First Published 9 July 2013, Last Updated 9 July 2013

The capital is currently awash with transfers from Theatre Royal Bath. Following the success of Relatively Speaking and Fences, another hit, The American Plan, has travelled east, setting up camp at the St James theatre.

Written by Tony Award-winning playwright Richard Greenberg, The American Plan charts the story of Lili, a troubled 20-year-old who feels trapped at the Catskills resort where she is spending the summer with her mother. After Nick, a young man from the hotel across the lake, spends the afternoon on their property, she becomes dependent on his company and goes to great lengths to break him apart from his girlfriend Mindy to keep him for herself. Love blossoms, but when another man is thrown into the mix, Mindy turns out to be the least of Lili’s problems.
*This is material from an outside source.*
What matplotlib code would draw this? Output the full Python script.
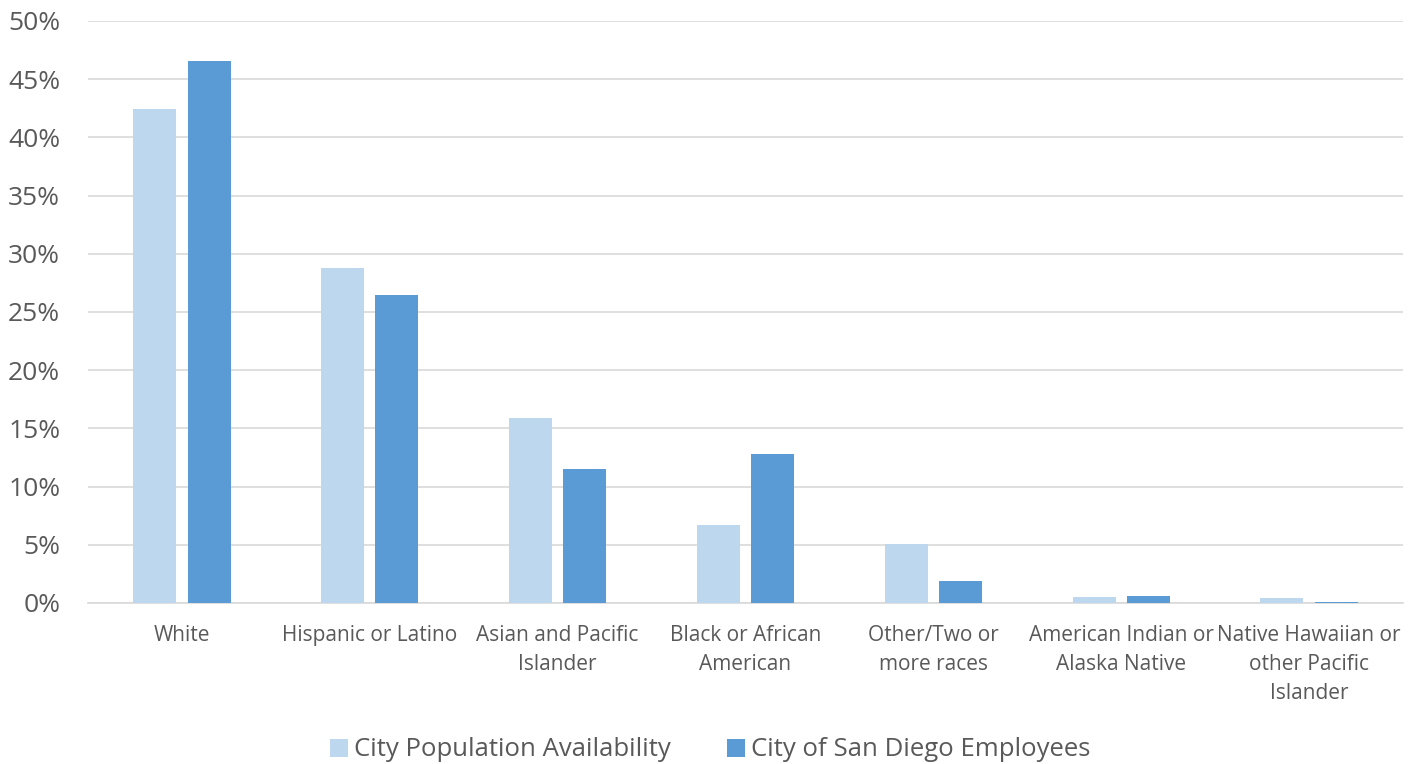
import matplotlib
matplotlib.use("Agg")
import matplotlib.pyplot as plt
import numpy as np

categories = ["White", "Hispanic or Latino", "Asian and Pacific\nIslander",
              "Black or African\nAmerican", "Other/Two or\nmore races",
              "American Indian or\nAlaska Native", "Native Hawaiian or\nother Pacific\nIslander"]
population = [42.4, 28.8, 15.9, 6.7, 5.1, 0.55, 0.43]
employees = [46.6, 26.5, 11.5, 12.8, 1.9, 0.58, 0.09]
series_names = ["City Population Availability", "City of San Diego Employees"]
yticks = [0, 5, 10, 15, 20, 25, 30, 35, 40, 45, 50]

plt.rcParams['font.family'] = ['Open Sans', 'DejaVu Sans']
text_color = "#595959"

fig = plt.figure(figsize=(14.2, 7.64), dpi=100)
ax = fig.add_axes([88/1420, 1-603/764, (1403-88)/1420, (603-21)/764])

x = np.arange(len(categories))
w = 0.229
gap = 0.06
ax.bar(x - (w + gap)/2, population, width=w, color="#BDD7EE", label=series_names[0], zorder=3)
ax.bar(x + (w + gap)/2, employees, width=w, color="#5B9BD5", label=series_names[1], zorder=3)

ax.set_xlim(-0.5, len(categories) - 0.5)
ax.set_ylim(0, 50)
ax.set_yticks(yticks)
ax.set_yticklabels([f"{v}%" for v in yticks], fontsize=19, color=text_color)
ax.set_xticks(x)
ax.set_xticklabels(categories, fontsize=15, color=text_color, linespacing=1.48, va="top")
ax.tick_params(axis="both", length=0)
ax.tick_params(axis="x", pad=16)
ax.tick_params(axis="y", pad=20)
ax.grid(axis="y", color="#D9D9D9", linewidth=1.2, zorder=0)
for s in ["top", "right", "left"]:
    ax.spines[s].set_visible(False)
ax.spines["bottom"].set_color("#D9D9D9")
ax.spines["bottom"].set_linewidth(1.2)

leg = fig.legend(loc="center", bbox_to_anchor=(0.5, 1-750/764), ncol=2, frameon=False,
                 fontsize=18.5, handlelength=0.7, handleheight=0.7, columnspacing=2.2, handletextpad=0.22)
for t in leg.get_texts():
    t.set_color(text_color)

fig.savefig("out.png", dpi=100)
Emily Taaffe does well to capture the complexity of Lili’s character, at once a fragile and unstable figure and a selfish manipulator brimming with eccentricity. The presence of Luke Allen-Gale’s charming Nick brings an element of calm, providing an escape from her domineering mother and the troubled thoughts inside her head.

While every member of the five-strong cast, which also includes Dona Croll as Eva’s caring maid Olivia, delivers a convincing performance, Diana Quick steals the show as Lili’s dictatorial mother Eva, who draws humour from her past as a German Jewish refugee. Moving around the stage with a sense of royal superiority, Quick delivers her lines with an amusingly stern accent, which punctuates this drama about sexuality, class and familial relationships with a powerful punch of humour.

Jonathan Fensom’s simplistic set evokes the lakeside setting beautifully; the sloping wooden jetty set producing reflections on the dark glossy flooring as if it were surrounded by water, but this eventually gives way to a less idyllic setting, which comes to reflect the melancholy of the play’s conclusion.